I support the continuation of these exciting investments and I know that the people of my electorate do as well. We have been advised by NBN Co. that in the areas which are identified for early rollout and where cable is currently being rolled out past the suburbs on the South Coast of New South Wales, in places like Minnamurra and Kiama Downs, over two-thirds of the eligible households have put their hand up and said, ‘Yes, please, I want to be connected to this National Broadband Network.’ So it is not only businesses but also individuals that see the enormous benefits of the NBN for a regional electorate like Throsby.

Australians have suffered and waited a long time for the NBN. Under the previous, coalition government there were something in the order of 18 failed plans for broadband. In fact, you could characterise the coalition’s policy on broadband as a vacant field. They had only one policy, and that was a policy for privatising Telstra. They had no policy for dealing with the consequences of privatising such a large near-monopoly provider. So there were over 18 failed broadband plans over a 12-year period and now they have the temerity to come to this place and attempt to put more and more roadblocks in the way of us rolling out one of Australia’s most important pieces of nation-building infrastructure.
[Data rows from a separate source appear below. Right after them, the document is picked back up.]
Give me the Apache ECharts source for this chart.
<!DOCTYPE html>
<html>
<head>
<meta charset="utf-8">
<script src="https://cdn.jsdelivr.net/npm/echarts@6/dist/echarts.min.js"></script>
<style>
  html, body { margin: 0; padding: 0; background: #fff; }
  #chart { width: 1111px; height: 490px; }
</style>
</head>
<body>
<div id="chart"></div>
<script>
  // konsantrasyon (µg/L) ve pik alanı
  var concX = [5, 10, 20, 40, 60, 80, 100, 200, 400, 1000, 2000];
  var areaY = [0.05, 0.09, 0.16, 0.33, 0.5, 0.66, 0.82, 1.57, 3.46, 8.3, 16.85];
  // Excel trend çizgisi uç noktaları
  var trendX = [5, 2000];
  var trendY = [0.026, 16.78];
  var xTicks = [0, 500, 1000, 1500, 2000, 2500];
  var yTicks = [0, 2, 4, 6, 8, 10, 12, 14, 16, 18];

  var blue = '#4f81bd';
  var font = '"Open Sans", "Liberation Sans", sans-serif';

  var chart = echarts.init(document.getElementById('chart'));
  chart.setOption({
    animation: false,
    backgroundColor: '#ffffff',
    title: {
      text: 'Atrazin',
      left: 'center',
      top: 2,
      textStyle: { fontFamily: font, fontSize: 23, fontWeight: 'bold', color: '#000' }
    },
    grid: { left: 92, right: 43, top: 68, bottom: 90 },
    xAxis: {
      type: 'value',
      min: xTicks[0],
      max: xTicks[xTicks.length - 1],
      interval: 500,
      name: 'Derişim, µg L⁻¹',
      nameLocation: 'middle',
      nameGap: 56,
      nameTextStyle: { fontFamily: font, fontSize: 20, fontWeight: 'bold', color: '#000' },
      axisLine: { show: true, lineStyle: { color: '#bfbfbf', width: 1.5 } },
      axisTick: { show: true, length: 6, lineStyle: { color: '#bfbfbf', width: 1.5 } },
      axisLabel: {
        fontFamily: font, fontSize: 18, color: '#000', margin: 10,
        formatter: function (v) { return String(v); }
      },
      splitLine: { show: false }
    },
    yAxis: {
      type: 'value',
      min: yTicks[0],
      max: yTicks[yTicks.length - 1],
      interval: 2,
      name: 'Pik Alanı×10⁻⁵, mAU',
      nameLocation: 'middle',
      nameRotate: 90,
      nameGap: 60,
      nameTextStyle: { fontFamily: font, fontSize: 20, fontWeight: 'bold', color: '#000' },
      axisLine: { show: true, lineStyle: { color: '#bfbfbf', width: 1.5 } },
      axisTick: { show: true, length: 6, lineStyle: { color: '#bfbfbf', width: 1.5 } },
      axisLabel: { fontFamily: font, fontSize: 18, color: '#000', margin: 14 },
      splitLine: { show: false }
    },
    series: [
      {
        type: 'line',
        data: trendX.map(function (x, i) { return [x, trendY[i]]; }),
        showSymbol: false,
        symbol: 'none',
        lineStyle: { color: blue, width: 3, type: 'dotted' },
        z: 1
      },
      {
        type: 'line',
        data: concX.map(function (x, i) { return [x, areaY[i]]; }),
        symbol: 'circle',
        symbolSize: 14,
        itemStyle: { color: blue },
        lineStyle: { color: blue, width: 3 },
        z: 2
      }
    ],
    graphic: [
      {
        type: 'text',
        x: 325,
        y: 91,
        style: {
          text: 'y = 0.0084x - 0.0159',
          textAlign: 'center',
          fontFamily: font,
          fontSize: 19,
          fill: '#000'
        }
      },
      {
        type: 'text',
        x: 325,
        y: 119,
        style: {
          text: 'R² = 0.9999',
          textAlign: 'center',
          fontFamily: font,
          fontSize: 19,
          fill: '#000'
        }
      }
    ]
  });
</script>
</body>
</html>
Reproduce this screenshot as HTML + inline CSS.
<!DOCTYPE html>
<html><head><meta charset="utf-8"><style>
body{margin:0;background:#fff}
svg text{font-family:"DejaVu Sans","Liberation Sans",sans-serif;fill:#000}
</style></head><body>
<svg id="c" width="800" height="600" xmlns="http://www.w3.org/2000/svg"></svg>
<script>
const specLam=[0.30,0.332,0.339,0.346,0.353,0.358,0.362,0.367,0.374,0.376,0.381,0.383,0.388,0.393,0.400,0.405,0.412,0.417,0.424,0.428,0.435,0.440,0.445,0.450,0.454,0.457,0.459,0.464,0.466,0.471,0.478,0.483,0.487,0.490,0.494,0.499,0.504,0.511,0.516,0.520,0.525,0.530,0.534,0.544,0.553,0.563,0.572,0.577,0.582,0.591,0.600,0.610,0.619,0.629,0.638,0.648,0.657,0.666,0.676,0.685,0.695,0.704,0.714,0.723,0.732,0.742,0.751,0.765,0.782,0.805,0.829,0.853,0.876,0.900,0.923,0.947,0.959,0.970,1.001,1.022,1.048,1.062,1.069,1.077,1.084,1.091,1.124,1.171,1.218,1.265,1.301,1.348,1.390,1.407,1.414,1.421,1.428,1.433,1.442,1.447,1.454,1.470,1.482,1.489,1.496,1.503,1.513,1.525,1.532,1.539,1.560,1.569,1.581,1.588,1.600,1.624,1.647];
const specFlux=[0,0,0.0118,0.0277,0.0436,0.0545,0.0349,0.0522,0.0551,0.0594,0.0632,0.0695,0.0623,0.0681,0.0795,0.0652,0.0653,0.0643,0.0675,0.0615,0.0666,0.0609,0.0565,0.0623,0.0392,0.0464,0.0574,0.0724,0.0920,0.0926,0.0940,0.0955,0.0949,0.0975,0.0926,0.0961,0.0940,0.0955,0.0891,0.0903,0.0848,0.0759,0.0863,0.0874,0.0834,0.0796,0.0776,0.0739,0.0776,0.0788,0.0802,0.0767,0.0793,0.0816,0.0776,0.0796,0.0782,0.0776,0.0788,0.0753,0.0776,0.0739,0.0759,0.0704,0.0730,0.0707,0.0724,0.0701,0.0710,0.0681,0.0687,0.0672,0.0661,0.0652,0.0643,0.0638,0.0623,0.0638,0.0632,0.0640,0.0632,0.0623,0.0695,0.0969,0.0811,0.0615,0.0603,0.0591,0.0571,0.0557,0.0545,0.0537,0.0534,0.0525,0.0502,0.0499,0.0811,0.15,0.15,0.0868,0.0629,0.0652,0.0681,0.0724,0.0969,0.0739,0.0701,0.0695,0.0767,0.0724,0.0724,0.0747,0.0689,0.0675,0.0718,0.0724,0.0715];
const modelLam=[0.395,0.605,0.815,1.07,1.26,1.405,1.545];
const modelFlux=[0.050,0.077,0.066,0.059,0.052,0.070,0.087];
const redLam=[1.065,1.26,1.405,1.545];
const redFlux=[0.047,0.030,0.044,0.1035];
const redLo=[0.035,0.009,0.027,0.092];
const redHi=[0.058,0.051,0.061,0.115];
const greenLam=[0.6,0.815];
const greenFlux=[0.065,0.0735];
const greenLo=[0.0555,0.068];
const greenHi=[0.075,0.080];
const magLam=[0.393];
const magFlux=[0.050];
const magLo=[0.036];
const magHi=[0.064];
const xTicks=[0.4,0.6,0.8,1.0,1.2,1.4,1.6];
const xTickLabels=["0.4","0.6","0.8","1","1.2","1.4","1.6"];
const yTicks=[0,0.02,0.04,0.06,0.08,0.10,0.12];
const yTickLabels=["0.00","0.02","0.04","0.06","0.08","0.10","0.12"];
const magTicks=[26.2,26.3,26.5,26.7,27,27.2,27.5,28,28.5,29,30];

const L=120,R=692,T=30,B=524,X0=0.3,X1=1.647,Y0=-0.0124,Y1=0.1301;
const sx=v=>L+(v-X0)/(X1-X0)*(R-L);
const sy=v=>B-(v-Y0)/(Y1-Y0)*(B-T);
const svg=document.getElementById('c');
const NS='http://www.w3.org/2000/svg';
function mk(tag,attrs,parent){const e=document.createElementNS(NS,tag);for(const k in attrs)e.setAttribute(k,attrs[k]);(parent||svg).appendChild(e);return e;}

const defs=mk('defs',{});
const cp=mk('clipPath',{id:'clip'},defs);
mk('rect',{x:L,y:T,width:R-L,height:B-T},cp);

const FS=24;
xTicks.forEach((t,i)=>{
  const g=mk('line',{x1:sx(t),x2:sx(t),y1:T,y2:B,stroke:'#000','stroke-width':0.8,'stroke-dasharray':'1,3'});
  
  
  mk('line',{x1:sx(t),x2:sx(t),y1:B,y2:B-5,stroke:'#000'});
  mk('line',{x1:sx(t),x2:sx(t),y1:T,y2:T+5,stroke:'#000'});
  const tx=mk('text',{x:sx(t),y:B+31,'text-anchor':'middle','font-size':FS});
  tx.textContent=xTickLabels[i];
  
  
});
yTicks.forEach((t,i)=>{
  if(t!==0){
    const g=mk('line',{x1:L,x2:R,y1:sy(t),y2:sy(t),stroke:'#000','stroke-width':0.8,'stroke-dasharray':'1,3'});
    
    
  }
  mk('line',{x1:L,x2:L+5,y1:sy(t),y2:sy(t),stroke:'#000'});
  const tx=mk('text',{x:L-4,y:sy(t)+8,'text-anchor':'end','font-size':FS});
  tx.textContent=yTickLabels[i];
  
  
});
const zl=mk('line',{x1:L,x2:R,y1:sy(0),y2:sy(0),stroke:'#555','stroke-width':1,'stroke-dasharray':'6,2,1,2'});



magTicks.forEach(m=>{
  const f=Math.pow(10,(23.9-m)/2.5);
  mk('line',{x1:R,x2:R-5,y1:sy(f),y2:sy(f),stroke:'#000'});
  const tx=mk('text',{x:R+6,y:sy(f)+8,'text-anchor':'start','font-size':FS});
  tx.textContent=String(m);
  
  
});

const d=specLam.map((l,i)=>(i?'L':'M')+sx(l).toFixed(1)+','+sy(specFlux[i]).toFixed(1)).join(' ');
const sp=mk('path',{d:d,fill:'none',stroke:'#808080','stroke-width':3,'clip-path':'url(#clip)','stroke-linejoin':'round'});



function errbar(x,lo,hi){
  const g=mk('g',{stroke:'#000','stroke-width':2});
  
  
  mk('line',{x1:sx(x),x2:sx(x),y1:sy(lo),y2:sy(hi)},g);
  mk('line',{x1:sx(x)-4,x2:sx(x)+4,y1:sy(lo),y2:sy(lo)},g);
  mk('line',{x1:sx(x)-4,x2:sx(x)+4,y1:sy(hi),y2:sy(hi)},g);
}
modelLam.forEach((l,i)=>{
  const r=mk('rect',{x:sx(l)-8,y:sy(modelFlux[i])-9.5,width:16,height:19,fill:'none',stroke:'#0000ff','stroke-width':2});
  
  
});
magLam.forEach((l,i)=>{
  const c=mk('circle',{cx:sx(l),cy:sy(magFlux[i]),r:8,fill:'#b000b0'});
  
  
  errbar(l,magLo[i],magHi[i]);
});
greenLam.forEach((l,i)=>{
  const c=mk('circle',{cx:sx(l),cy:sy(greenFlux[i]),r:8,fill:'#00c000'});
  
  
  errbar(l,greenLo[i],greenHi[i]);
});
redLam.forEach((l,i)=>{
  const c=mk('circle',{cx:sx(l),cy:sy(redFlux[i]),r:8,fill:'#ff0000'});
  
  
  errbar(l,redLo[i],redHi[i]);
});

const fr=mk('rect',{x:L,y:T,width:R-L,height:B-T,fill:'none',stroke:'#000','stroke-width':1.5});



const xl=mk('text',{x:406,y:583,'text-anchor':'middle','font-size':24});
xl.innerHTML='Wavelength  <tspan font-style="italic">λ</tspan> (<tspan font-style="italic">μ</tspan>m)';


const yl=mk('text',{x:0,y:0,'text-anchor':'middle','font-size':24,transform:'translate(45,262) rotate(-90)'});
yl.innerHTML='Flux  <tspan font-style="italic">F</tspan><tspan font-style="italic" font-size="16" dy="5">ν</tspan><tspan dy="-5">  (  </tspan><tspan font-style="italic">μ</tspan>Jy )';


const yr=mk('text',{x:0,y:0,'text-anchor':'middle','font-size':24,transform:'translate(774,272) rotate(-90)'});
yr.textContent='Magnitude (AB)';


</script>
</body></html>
They talk about the importance of a cost-benefit analysis. I just say this. We have had a cost analysis, the $25 million McKinsey report which said that the National Broadband Network can be delivered within the cost envelope proposed by the government. As to the benefits of the NBN, the people of my electorate know them full well, and I believe the people of Australia have got a pretty good eye for what the benefits of this proposal are too, because this proposal has gone before no fewer than two elections. We took a proposal to build a national broadband network to the 2007 election and the Australian people saw the benefits of it and voted for it. We took this specific proposal to the 2010 election and those opposite made it one of the foci of their opposition during that campaign, and once again they failed to win the support of the Australian people. So when it comes to the cost-benefit analysis, we have had enough of committees, enough of reviews. I think the people of Throsby and the people of Australia just want us to get on with the job.